My first glimpse into life in Perugia is what I expected without knowing Italian. A confusing very animated man pointing at various items in our apartment and then leaving without saying anything in English, our landlord. But, I made it and after a few days to get acclimate things are going well. I feel like I am on-track in separating from my native culture. A few things still feel a little foreign to me like needing to ask the waiter or waitress for the check and not leaving a tip at anytime. I feel as if I am defiantly an open minded person already and was not so deeply rooted in my traditions that the small changes were very upsetting or anything like that. I did expect some things to change but nothing has been very drastic or life altering as of yet.
After reading Slimbach’s chapter six I do have a good understanding of the double edged sword that is communitas. Just looking back at my experiences abroad so far I have an understanding of how communitas can be a double edged sword. While you are immersed in a different culture you are not going through the experience alone. As a result, I think people that are experiencing the same things group together to help protect any vulnerabilities they have. I know first hand how daunting a simple task can be when you are in a different culture and the people speak a foreign language. I think some of my strengths that will help me avoid the double edged sword of comminutas is my curiosity and independence. I love to explore and in doing so I am getting more exposure to the culture. I am also very fine with being independent, if my roommates have class or don’t want to do something that isn’t going to stop me from doing it. However, in doing so I am not completely ignoring my communitas, we do a lot of things together and the common language is defiantly a benefit. Slimbach writes about reaching this stage and going down two paths one where you seek refuge in your fellow classmates that understand your culture and the other is to fully embrace the new culture you are in. I think I am defiantly more confident around my classmates because of our shared culture and language but it hasn’t stopped me from going around town and attempting to interact with the local people. Just today I asked a butcher what went into something he was making. He gave me a small piece and after I had taken a bite he said it was pig head and skin from the arms, and it was very chewy.

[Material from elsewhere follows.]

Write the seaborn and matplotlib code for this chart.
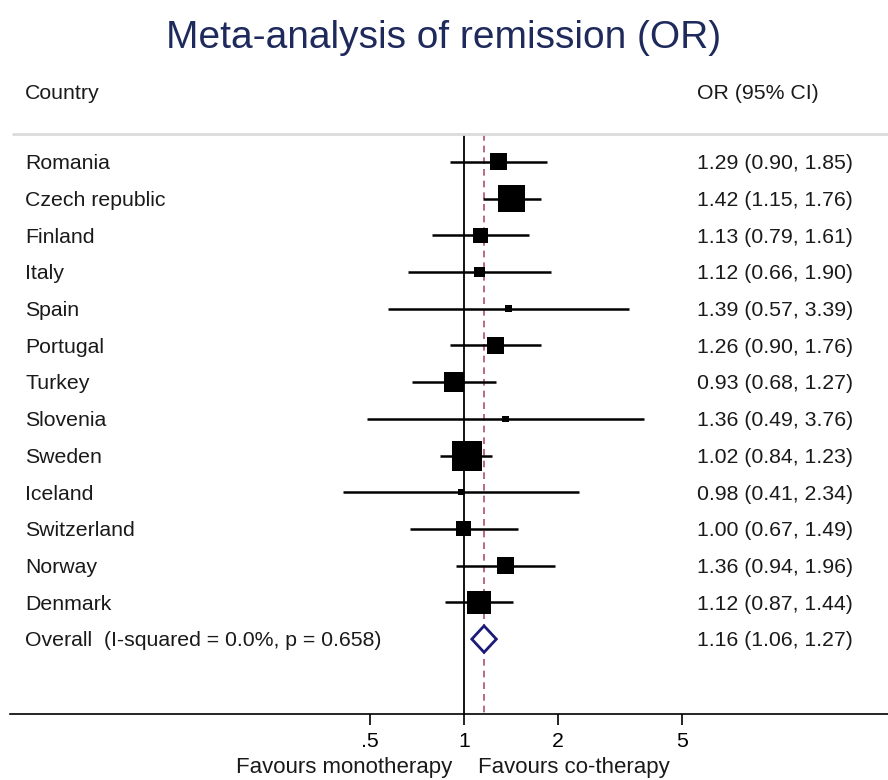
import numpy as np
import pandas as pd
import matplotlib.pyplot as plt
import matplotlib.transforms as mtransforms
from matplotlib.patches import Polygon
import seaborn as sns

sns.set_theme(style="white")
plt.rcParams['font.family'] = ['Liberation Sans', 'DejaVu Sans']

# --- DATA ---
countries = ['Romania', 'Czech republic', 'Finland', 'Italy', 'Spain', 'Portugal',
             'Turkey', 'Slovenia', 'Sweden', 'Iceland', 'Switzerland', 'Norway', 'Denmark']
odds = [1.29, 1.42, 1.13, 1.12, 1.39, 1.26, 0.93, 1.36, 1.02, 0.98, 1.00, 1.36, 1.12]
lower = [0.90, 1.15, 0.79, 0.66, 0.57, 0.90, 0.68, 0.49, 0.84, 0.41, 0.67, 0.94, 0.87]
upper = [1.85, 1.76, 1.61, 1.90, 3.39, 1.76, 1.27, 3.76, 1.23, 2.34, 1.49, 1.96, 1.44]
weights = [7.0, 18.5, 5.4, 2.7, 1.3, 7.0, 8.9, 1.0, 21.5, 1.0, 5.4, 7.0, 13.3]
overall = 1.16
overall_ci = (1.06, 1.27)
overall_label = 'Overall  (I-squared = 0.0%, p = 0.658)'
xticks = [0.5, 1, 2, 5]
xticklabels = ['.5', '1', '2', '5']

df = pd.DataFrame({'Country': countries, 'OR': odds, 'lo': lower, 'hi': upper, 'w': weights})
df['row'] = np.arange(len(df))
overall_row = len(df)

# --- FIGURE ---
fig = plt.figure(figsize=(8.88, 7.80), dpi=100)
ax = fig.add_axes([10 / 888, 66 / 780, 878 / 888, 594 / 780])
ax.set_xscale('log')
ax.set_xlim(0.0352, 22.8)
ax.set_ylim(15.04, -1.14)

top_row = -0.76
# reference lines
ax.vlines(1, top_row, 15.04, color='black', lw=1.3)
ax.vlines(overall, top_row, 15.04, color='#b0506a', lw=1.2, linestyles=(0, (4, 3)))
ax.axhline(top_row, color='#dcdcdc', lw=2, xmin=3 / 878)

# confidence intervals
ax.hlines(df['row'], df['lo'], df['hi'], color='black', lw=1.8, zorder=3)

# weighted boxes
max_side_pt = 30 * 0.72
sns.scatterplot(data=df, x='OR', y='row', size='w', sizes=(0, max_side_pt ** 2),
                size_norm=(0, max(weights)), marker='s', color='black',
                edgecolor='black', linewidth=0, legend=False, ax=ax, zorder=4)

# overall diamond
dh = 0.36
diamond = Polygon([(overall_ci[0], overall_row), (overall, overall_row - dh),
                   (overall_ci[1], overall_row), (overall, overall_row + dh)],
                  closed=True, facecolor='white', edgecolor='#1c1c78', lw=2, zorder=5)
ax.add_patch(diamond)

# text columns
tr = mtransforms.blended_transform_factory(fig.transFigure, ax.transData)
fs = 15.3
tc = '#1a1a1a'
dy = 0.05
ax.text(25 / 888, -1.91 + dy, 'Country', transform=tr, fontsize=fs, va='center', color=tc)
ax.text(697 / 888, -1.91 + dy, 'OR (95% CI)', transform=tr, fontsize=fs, va='center', color=tc)
for _, r in df.iterrows():
    ax.text(25 / 888, r['row'] + dy, r['Country'], transform=tr, fontsize=fs, va='center', color=tc)
    ax.text(697 / 888, r['row'] + dy, f"{r['OR']:.2f} ({r['lo']:.2f}, {r['hi']:.2f})",
            transform=tr, fontsize=fs, va='center', color=tc)
ax.text(25 / 888, overall_row + dy, overall_label, transform=tr, fontsize=fs, va='center', color=tc)
ax.text(697 / 888, overall_row + dy, f"{overall:.2f} ({overall_ci[0]:.2f}, {overall_ci[1]:.2f})",
        transform=tr, fontsize=fs, va='center', color=tc)

# axis styling
for s in ['top', 'right', 'left']:
    ax.spines[s].set_visible(False)
ax.spines['bottom'].set_color('black')
ax.spines['bottom'].set_linewidth(1.2)
ax.set_yticks([])
ax.set_ylabel('')
ax.set_xlabel('')
ax.set_xticks(xticks)
ax.set_xticklabels(xticklabels, fontsize=fs)
ax.xaxis.set_minor_locator(plt.NullLocator())
ax.tick_params(axis='x', direction='out', length=8, width=1.2, bottom=True, pad=5, colors='black')

fig.text(452 / 888, 13 / 780, 'Favours monotherapy', ha='right', va='center', fontsize=16, color=tc)
fig.text(478 / 888, 13 / 780, 'Favours co-therapy', ha='left', va='center', fontsize=16, color=tc)

fig.suptitle('Meta-analysis of remission (OR)', y=1 - 38 / 780, va='center',
             fontsize=28, color='#1f2a5c')

fig.savefig('out.png', dpi=100)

Being in the liminal phase also has it challenges that must be overcome to establish an identity within the new culture. Small simple things are mainly what I have encountered so far such as asking the waiter for the check or not leaving any tip. Another challenge that I’m not used to in my small town is people asking for money on the streets. Some people are really forward in their approaches, sometimes they will try to give you something and if you touch it they try to make you pay for it. Its pretty common to see and I’m adjusting to it but I’m still kind of nervous when I see someone doing that. Another challenge of the liminal phase is learning how to act like you belong. The first few days you could very easily tell who the Americans were; we walk quickly, clothing in general, and our choice of shoes. I am still not good at dressing like I live here but that may come in time. A good way to mix cultures is to speak to the locals. This way you can find out better places to eat that might be less touristy or just off the beaten path enough that you would never find them. Language is a real barrier here but luckily enough people are better at speaking English than I am at speaking Italian. I have spoken to a few locals about places to go but I wouldn’t say I had “cultivated a network of close-knit and supportive friends” yet. I do have one friend that is from around Amsterdam and he is studying at my school.
The picture I chose to accompany this is the classic ice berg metaphor. I chose this because I believe
it accurately shows that I have only scratched the surface of what I hope to explore and understand by the end of the semester. There is still so much I don’t know and haven’t experienced.